B. Mindanao Avenue Extension (Segment 2C), a 3.2-kilometer, four-lane highway from the intersection of NLEX to Gen. Luis Avenue to connect Valenzuela, North Caloocan, Quezon City (Novaliches) and NLEX. The project is already 74.35-percent complete.
C. Laguna Lake Highway, a 6.94-kilometer, four-lane divided highway that cuts down travel time from Taytay to Bicutan from one hour to only 30 minutes; and the
D. Southbound portion of the Alabang-Sucat Skyway Connection and Ramp Extension. All these new roads will soon serve motorists alongside already completed projects like NLEX Harbor Link Segment 10, NLEX Harbor Link C3-R10 Section, NAIA Expressway Phase 2, and the widening of Radial Road 10 and Samar Street.
- There will also be new bridges that span the length of Pasig River and Marikina River.
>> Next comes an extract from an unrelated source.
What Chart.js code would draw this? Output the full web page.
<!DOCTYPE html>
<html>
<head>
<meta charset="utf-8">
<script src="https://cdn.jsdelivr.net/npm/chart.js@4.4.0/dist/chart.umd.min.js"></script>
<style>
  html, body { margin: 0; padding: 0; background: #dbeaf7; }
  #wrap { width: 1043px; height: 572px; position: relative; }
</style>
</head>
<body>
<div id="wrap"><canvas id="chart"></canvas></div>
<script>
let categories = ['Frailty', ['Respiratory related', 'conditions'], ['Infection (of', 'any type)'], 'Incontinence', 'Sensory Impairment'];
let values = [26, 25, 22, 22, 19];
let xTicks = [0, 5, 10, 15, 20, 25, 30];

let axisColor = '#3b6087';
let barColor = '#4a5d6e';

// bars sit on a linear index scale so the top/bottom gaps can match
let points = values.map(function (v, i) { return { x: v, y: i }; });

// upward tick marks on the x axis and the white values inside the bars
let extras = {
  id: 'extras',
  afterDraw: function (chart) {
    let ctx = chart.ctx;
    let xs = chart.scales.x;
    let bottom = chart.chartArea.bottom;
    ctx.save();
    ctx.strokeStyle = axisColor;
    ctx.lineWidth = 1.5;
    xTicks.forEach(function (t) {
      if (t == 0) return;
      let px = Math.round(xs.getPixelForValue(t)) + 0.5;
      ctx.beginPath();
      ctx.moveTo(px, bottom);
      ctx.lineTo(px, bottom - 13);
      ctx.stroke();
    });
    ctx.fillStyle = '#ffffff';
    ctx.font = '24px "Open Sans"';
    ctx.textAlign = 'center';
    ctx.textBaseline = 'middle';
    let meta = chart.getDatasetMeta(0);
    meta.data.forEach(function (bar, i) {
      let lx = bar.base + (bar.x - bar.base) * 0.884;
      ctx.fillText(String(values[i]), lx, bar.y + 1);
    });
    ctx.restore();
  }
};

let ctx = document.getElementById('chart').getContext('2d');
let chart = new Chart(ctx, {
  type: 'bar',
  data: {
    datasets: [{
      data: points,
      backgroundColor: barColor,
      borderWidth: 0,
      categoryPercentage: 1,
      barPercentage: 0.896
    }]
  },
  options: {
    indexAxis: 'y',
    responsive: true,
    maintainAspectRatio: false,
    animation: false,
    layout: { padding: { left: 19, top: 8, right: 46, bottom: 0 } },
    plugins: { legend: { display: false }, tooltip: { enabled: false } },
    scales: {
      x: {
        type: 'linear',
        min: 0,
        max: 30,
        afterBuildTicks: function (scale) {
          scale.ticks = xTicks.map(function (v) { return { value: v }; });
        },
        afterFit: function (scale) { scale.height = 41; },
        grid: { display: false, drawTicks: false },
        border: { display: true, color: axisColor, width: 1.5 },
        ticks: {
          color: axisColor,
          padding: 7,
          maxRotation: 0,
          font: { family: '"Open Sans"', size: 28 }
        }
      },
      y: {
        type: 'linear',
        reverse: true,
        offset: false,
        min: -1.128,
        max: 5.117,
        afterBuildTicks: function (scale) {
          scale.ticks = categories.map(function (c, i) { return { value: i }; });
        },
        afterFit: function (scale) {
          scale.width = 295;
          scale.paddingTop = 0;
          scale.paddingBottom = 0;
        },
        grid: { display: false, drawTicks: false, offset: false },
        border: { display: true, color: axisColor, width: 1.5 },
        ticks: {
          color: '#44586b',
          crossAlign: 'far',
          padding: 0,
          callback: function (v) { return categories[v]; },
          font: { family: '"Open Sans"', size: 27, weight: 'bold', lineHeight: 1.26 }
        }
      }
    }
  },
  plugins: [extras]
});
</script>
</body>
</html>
A four-lane bridge across Pasig River connecting Lawton Ave. in Makati City and Sta. Monica St. in Pasig City is poised to open next year. Targeted also for completion by next year are the Binondo-Intramuros Bridge and the Estrella-Pantaleon Bridge. Three more bridges crossing Marikina River are to be funded through ADB financing facility. Aside from the new bridges, the DPWH is also working on P7.93-billion Metro Manila Priority Bridges Seismic improvement Project that will replace the outer portion and substructure of the Guadalupe Bridge, as well as improve the vertical geometry of the Lambingan Bridge.
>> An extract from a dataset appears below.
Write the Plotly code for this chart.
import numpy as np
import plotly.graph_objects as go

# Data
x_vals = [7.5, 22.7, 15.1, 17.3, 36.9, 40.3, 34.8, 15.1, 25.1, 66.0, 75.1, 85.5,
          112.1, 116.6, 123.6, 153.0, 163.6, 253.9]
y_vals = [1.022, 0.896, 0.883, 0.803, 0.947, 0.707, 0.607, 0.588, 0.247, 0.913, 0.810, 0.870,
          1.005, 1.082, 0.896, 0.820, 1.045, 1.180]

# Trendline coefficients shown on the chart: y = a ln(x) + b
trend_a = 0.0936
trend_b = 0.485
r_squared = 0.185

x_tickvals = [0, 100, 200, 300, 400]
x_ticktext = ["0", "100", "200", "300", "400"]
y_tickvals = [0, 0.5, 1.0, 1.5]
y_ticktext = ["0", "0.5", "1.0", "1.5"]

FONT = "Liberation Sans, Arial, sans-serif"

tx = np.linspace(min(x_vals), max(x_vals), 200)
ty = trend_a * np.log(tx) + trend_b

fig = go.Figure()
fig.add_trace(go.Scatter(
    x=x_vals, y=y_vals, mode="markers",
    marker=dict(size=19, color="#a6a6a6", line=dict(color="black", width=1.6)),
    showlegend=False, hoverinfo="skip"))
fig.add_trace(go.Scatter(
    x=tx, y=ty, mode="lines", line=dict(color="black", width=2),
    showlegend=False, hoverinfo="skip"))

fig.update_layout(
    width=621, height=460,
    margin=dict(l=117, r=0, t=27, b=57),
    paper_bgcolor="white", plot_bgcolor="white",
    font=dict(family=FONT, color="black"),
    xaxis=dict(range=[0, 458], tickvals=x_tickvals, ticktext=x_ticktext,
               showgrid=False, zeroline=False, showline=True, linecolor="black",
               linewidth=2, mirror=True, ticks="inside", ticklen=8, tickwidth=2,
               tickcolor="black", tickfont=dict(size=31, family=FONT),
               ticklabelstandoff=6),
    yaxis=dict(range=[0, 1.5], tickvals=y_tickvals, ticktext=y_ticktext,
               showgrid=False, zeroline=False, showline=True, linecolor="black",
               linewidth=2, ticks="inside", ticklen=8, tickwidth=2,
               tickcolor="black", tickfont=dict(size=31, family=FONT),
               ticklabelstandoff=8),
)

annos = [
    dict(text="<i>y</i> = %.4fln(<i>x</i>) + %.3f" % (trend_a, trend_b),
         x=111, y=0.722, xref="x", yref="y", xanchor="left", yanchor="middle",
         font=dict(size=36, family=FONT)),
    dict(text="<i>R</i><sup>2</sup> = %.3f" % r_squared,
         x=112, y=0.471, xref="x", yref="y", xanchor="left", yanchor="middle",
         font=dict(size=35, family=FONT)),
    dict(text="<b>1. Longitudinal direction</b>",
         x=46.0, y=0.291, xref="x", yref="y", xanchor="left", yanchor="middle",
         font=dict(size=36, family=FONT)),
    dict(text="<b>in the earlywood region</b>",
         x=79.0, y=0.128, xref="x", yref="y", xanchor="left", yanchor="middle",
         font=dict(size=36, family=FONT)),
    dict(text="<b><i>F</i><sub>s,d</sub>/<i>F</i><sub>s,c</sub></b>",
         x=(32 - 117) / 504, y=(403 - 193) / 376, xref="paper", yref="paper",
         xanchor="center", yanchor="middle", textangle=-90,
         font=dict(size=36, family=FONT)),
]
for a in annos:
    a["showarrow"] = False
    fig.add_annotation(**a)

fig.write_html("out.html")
- The DPWH also issued a policy prescribing the standard design of bicycle lanes along national highways through Department Order No. 88, series of 2020. Through this order, new national road and bridge construction or future expansion of projects must incorporate a bicycle path no less than 2.44 meters in width.
Benefits of a modernized road system
Commerce is the lifeblood of the economy and roads are the arteries through which it pulses. A good and reliable transport network is vital in facilitating trade and connecting people from their point of origins to their intended destination. Roads open up more areas for growth and stimulate local economies toward social advancement, making road infrastructure one of the most important among all public assets.
The new highways and expressways that are now taking shape in Metro Manila is expected to hasten the delivery of farm produce to cities, hasten the delivery of goods and services, and bring other important societal benefits. As a conduit of life’s daily activities, the new network of thoroughfares will provide better access to employment, and better delivery social services like health and education — making poverty alleviation more achievable within the near future.
In the absence of good roads, the public is deprived of having equal access to mobility and adequate public transportation. With numerous infrastructure projects in line for completion within the next few years, there is a sliver of hope in life of Filipinos. Hopefully, it won’t be long now until we can all enjoy the rewards of an efficient and reliable road and bridge network.